Frequency, Damping and Dissipation

QCM is employed as transducer consisting of a piezoelec­tric AT-cut quartz crystal coated with two gold electrodes, one on each side. Upon application of an alternating voltage between the electrodes, the crystal will generate a mechanical shear wave, which is why the sensors are also referred to as Thickness Shear Mode Transducers.  If the wavelength of the shear wave matches twice the thickness of the crystal, a standing wave is formed, which will propagate as an evanescent wave into the deposited layer on the upper sensor surface. The penetration depth of the wave is 179nm at 10MHz in water. The sensor is sensitive to mechanical properties of the deposited layers, such as density, thickness, viscosity and elasticity. Layer properties affect the resonance frequency fr as well as the damping parameter Γ, which is proportional to the energy dissipated in the layer. The relation between dissipation D and damping Γ is D = 2Γ/fr .

Rigid Layer in Gas Phase

In QCM applications including layer thickness measure­ment of thermal metal deposition and self-assemble monolayer attaching, in which either rigid materials were used or layer thickness is at molecular level, the damping parameter  varies in a tiny amount and is often negligi­ble . Therefore the mass change per area  can be directly related to the frequency shift ∆fSauerbrey  which is described in the Sauerbrey equation:

∆fSauerbrey  = -Cr  · ∆m

Here Cr  is a constant relating to quartz thickness, density and the resonance frequency and surface area of the quartz sensor. The relation between frequency shift and mass change in Sauerbrey relation is simple and straight­forward. However it is applied upon certain assumptions: the deposited layer is considered laterally homogeneous and thin; The layer is rigid and all stresses are propor­tional to strain; The QCM is working in vacuum. In reality it is often hard to satisfy when operation environment changes from air to liquid or the deposited layer is not viscoelastic. The frequency shift alone cannot provide sufficient information to surface changes. It is then necessary to take damping into consideration.­

Operation in Liquid Phase

When the QCM sensor top surface is immersed in fluids, unlike in vacuum, the oscillation of the quartz is damped. This results in changes in frequency and more importantly the damping parameter Γ. Furthermore, the frequency and damping shift depend on the fluid’s properties. The figure shows an example of the influence of different fluids. When immersed in different pure Newtonian fluids (e.g. water and water-glycerol mixture in the figure), the fluid with higher viscosity and higher density will cause a decrease in frequency and an equal amplitude increase in damping. This is defined by Kanazawa:

ΔfKanazawa  = -ΔΓKanazawa  = -Cf  √(ηl ϱl )
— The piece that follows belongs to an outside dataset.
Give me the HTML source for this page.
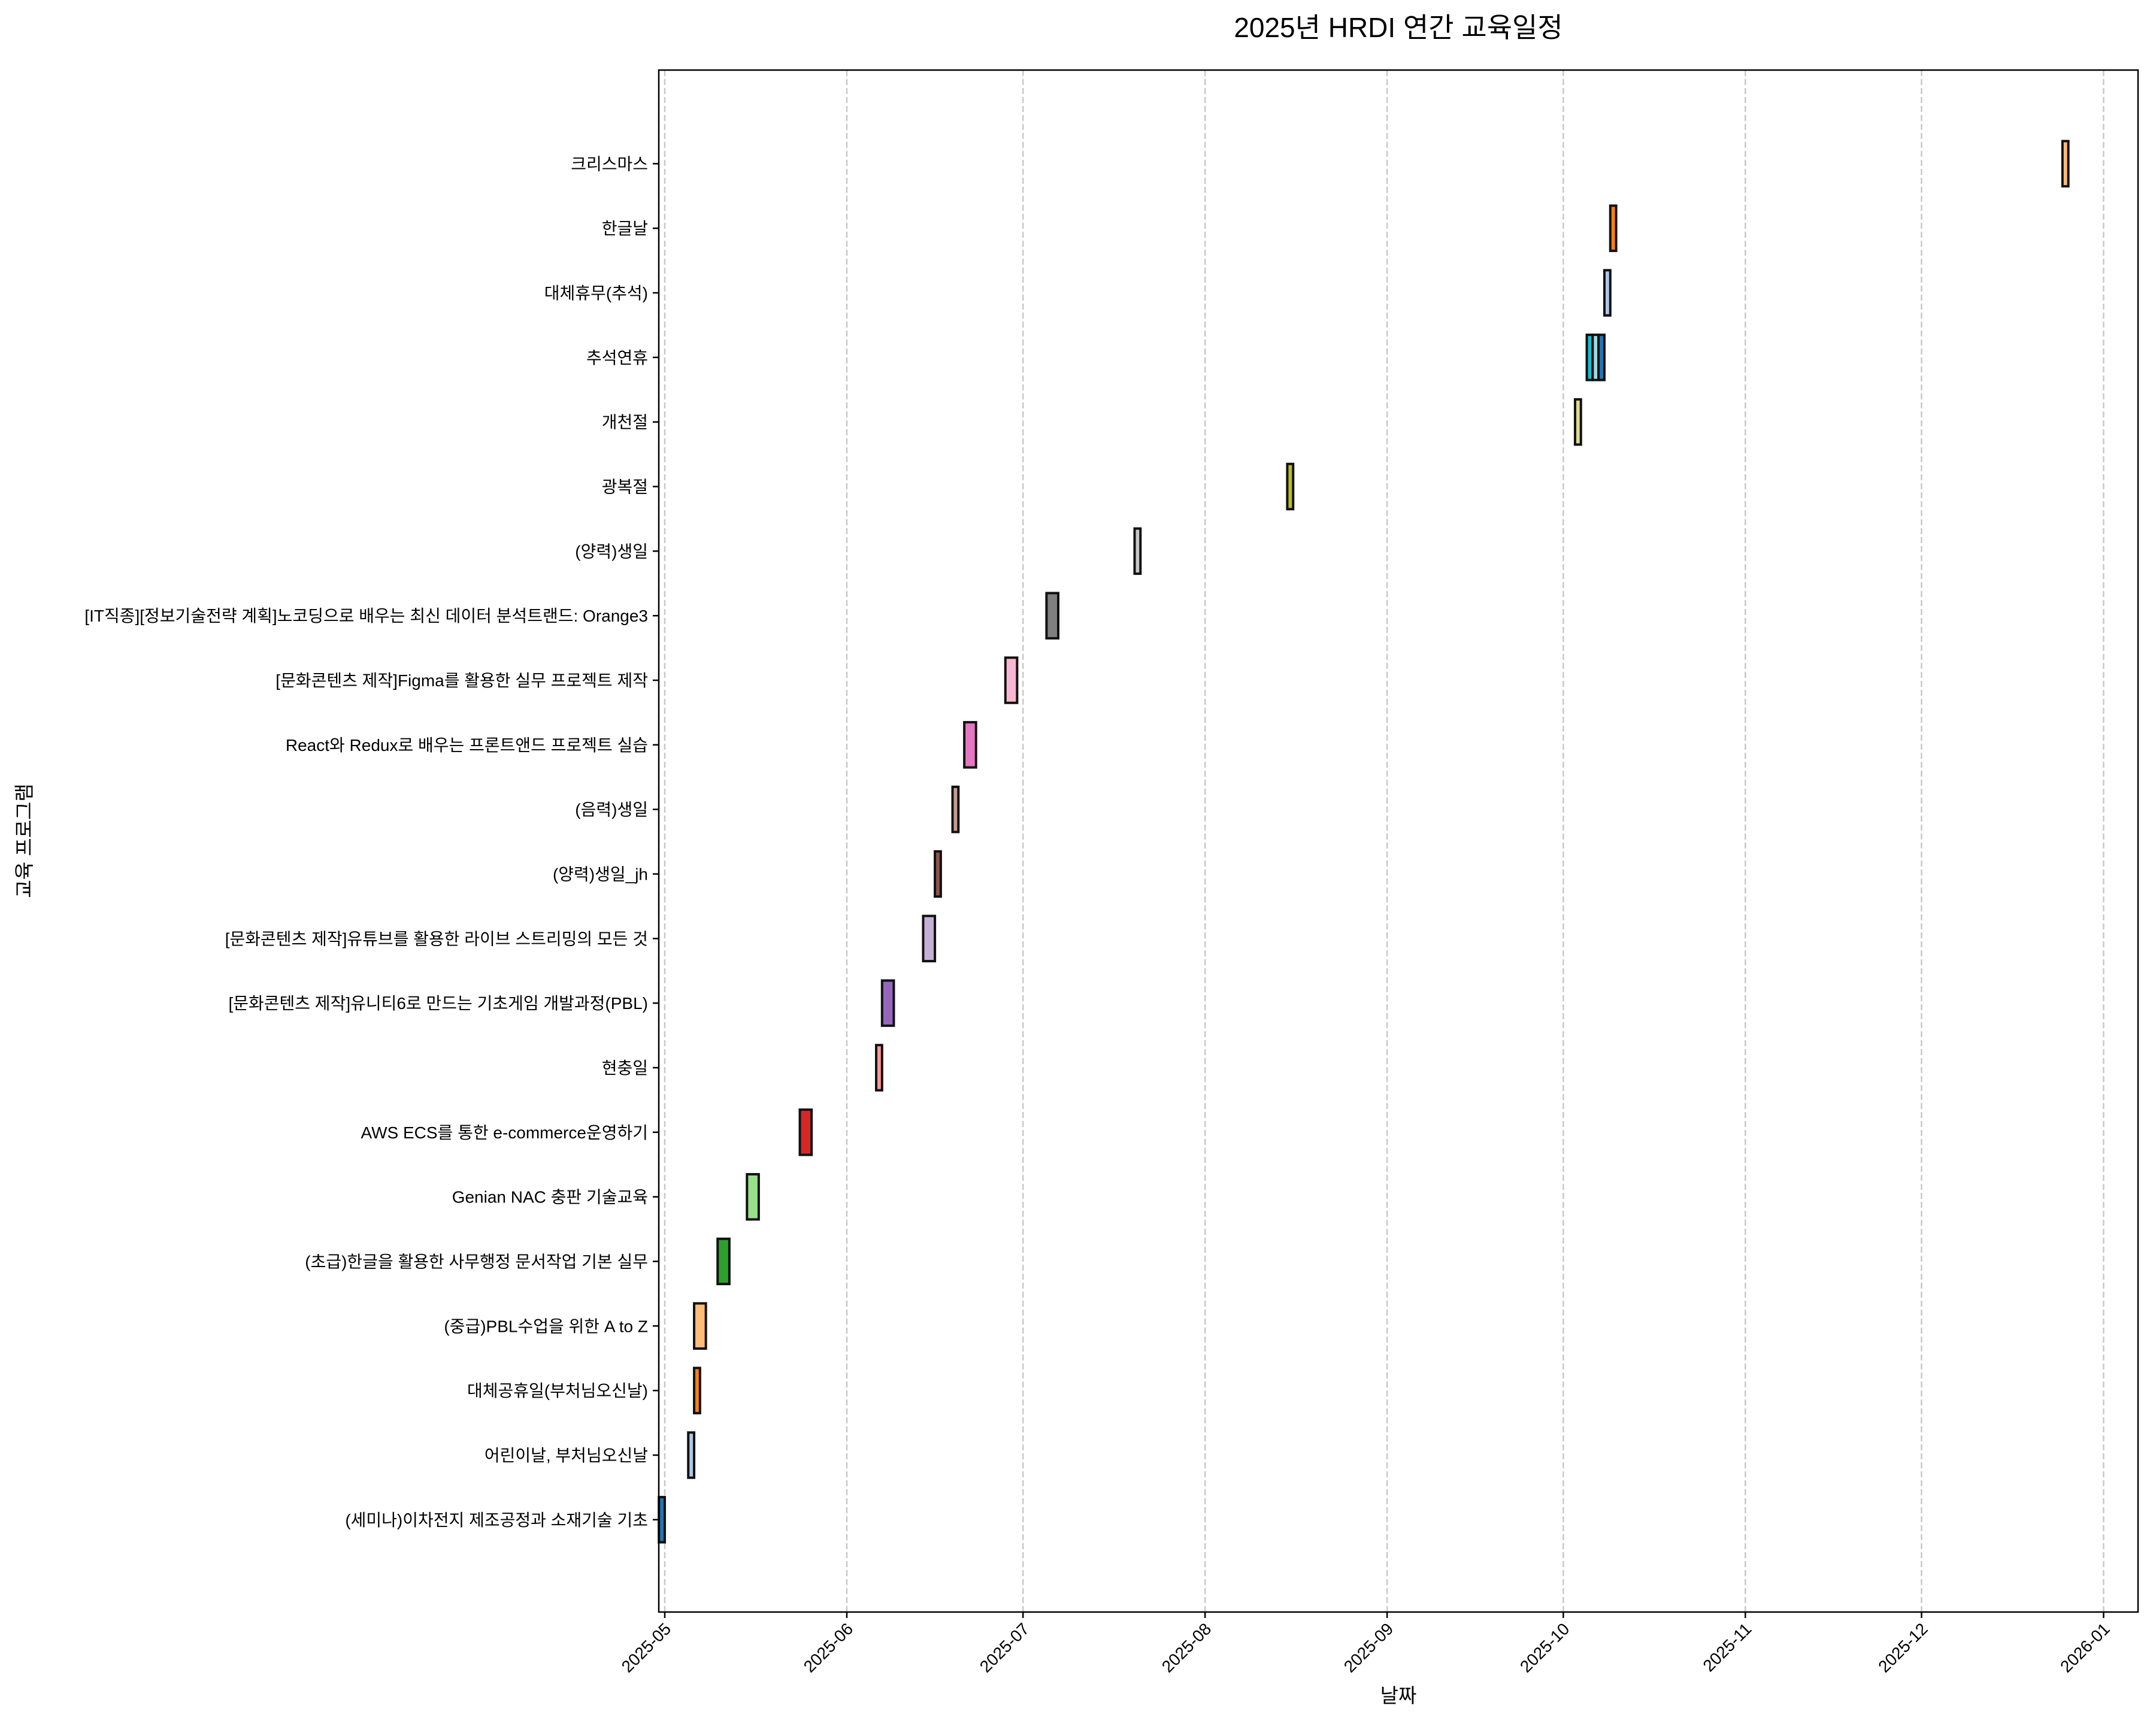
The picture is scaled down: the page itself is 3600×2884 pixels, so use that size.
<!DOCTYPE html>
<html><head><meta charset="utf-8">
<style>
html,body{margin:0;padding:0;background:#fff;}
svg text{font-family:"Liberation Sans","Noto Sans CJK KR",sans-serif;}
</style></head>
<body>
<svg id="chart" xmlns="http://www.w3.org/2000/svg" width="3600" height="2879" viewBox="0 0 3600 2879">
<rect width="3600" height="2879" fill="#fff"/>
<text x="2335" y="62" font-size="46" text-anchor="middle">2025년 HRDI 연간 교육일정</text>
<g id="grid"></g>
<g id="bars"></g>
<rect x="1100" y="117" width="2470" height="2575" fill="none" stroke="#000" stroke-width="2.5"/>
<g id="yaxis"></g>
<g id="xaxis"></g>
<text x="2335" y="2843" font-size="33" text-anchor="middle">날짜</text>
<text x="0" y="0" font-size="33" text-anchor="middle" transform="translate(52,1404) rotate(-90)">교육 프로그램</text>
</svg>
<script>
const rowLabels = ["(세미나)이차전지 제조공정과 소재기술 기초","어린이날, 부처님오신날","대체공휴일(부처님오신날)","(중급)PBL수업을 위한 A to Z","(초급)한글을 활용한 사무행정 문서작업 기본 실무","Genian NAC 충판 기술교육","AWS ECS를 통한 e-commerce운영하기","현충일","[문화콘텐츠 제작]유니티6로 만드는 기초게임 개발과정(PBL)","[문화콘텐츠 제작]유튜브를 활용한 라이브 스트리밍의 모든 것","(양력)생일_jh","(음력)생일","React와 Redux로 배우는 프론트앤드 프로젝트 실습","[문화콘텐츠 제작]Figma를 활용한 실무 프로젝트 제작","[IT직종][정보기술전략 계획]노코딩으로 배우는 최신 데이터 분석트랜드: Orange3","(양력)생일","광복절","개천절","추석연휴","대체휴무(추석)","한글날","크리스마스"];
const eventRows = [0,1,2,3,4,5,6,7,8,9,10,11,12,13,14,15,16,17,18,18,18,19,20,21];
const eventStarts = ["2025-04-30","2025-05-05","2025-05-06","2025-05-06","2025-05-10","2025-05-15","2025-05-24","2025-06-06","2025-06-07","2025-06-14","2025-06-16","2025-06-19","2025-06-21","2025-06-28","2025-07-05","2025-07-20","2025-08-15","2025-10-03","2025-10-05","2025-10-06","2025-10-07","2025-10-08","2025-10-09","2025-12-25"];
const eventDays = [1,1,1,2,2,2,2,1,2,2,1,1,2,2,2,1,1,1,1,1,1,1,1,1];
const xTicks = ["2025-05","2025-06","2025-07","2025-08","2025-09","2025-10","2025-11","2025-12","2026-01"];
const colors = ["#1f77b4","#aec7e8","#ff7f0e","#ffbb78","#2ca02c","#98df8a","#d62728","#ff9896","#9467bd","#c5b0d5","#8c564b","#c49c94","#e377c2","#f7b6d2","#7f7f7f","#c7c7c7","#bcbd22","#dbdb8d","#17becf","#9edae5"];

const NS="http://www.w3.org/2000/svg";
const L=1100,R=3570,T=117,B=2692;
const base=Date.UTC(2025,4,1);
const pxDay=9.806, x0=1110;
function dayOf(s){const p=s.split("-").map(Number);return (Date.UTC(p[0],p[1]-1,p[2]||1)-base)/86400000;}
function xs(d){return x0+d*pxDay;}
const yMin=-1.43,yMax=22.45;
function ys(v){return B-(v-yMin)/(yMax-yMin)*(B-T);}
function mk(tag,attrs,parent){const e=document.createElementNS(NS,tag);for(const k in attrs)e.setAttribute(k,attrs[k]);parent.appendChild(e);return e;}

const grid=document.getElementById('grid'),xa=document.getElementById('xaxis'),ya=document.getElementById('yaxis'),bars=document.getElementById('bars');
xTicks.forEach(t=>{
  const x=xs(dayOf(t));
  const g=mk('line',{x1:x,x2:x,y1:T,y2:B,stroke:'#c8c8c8','stroke-width':2.5,'stroke-dasharray':'10,5'},grid);
  
  
  const tk=mk('line',{x1:x,x2:x,y1:B,y2:B+10,stroke:'#000','stroke-width':2.5},xa);
  
  
  const tx=mk('text',{x:0,y:0,'font-size':28,'text-anchor':'end',transform:`translate(${x+12},${B+30}) rotate(-45)`},xa);
  
  
  tx.textContent=t;
});
rowLabels.forEach((lab,i)=>{
  const y=ys(i);
  const tk=mk('line',{x1:L-10,x2:L,y1:y,y2:y,stroke:'#000','stroke-width':2.5},ya);
  
  
  const tx=mk('text',{x:L-18,y:y+10,'font-size':28,'text-anchor':'end'},ya);
  
  
  tx.textContent=lab;
});
const h=0.7;
eventStarts.forEach((s,i)=>{
  const d=dayOf(s), r=eventRows[i];
  const xa1=xs(d), xa2=xs(d+eventDays[i]);
  const y1=ys(r+h/2), y2=ys(r-h/2);
  const b=mk('rect',{x:xa1,y:y1,width:xa2-xa1,height:y2-y1,fill:colors[i%20],stroke:'#111','stroke-width':4},bars);
  
  
});
</script>
</body></html>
Cf  is a constant relating to quartz shear modulus, quartz density and resonance frequency. ηl is the dynamic viscosity of the fluid and ϱl is the density of the fluid.

Rigid Layer covered with Liquid

In this situation, the layer is completely determined by its density and its thickness. In this case, the two contributions above just add, which means Δf=ΔfSauerbrey+ΔfKanazawa and ΔΓ=ΔΓKanazawa.

Viscoelastic Layer covered with liquid

The damping of oscillation is no longer negligible when the thickness of the deposited layer increases. The mass as well as elastic property of the material influence both frequency and damping. Unlike in Newtonian fluids, the frequency and damping shift vary in opposite direction but in different amplitude.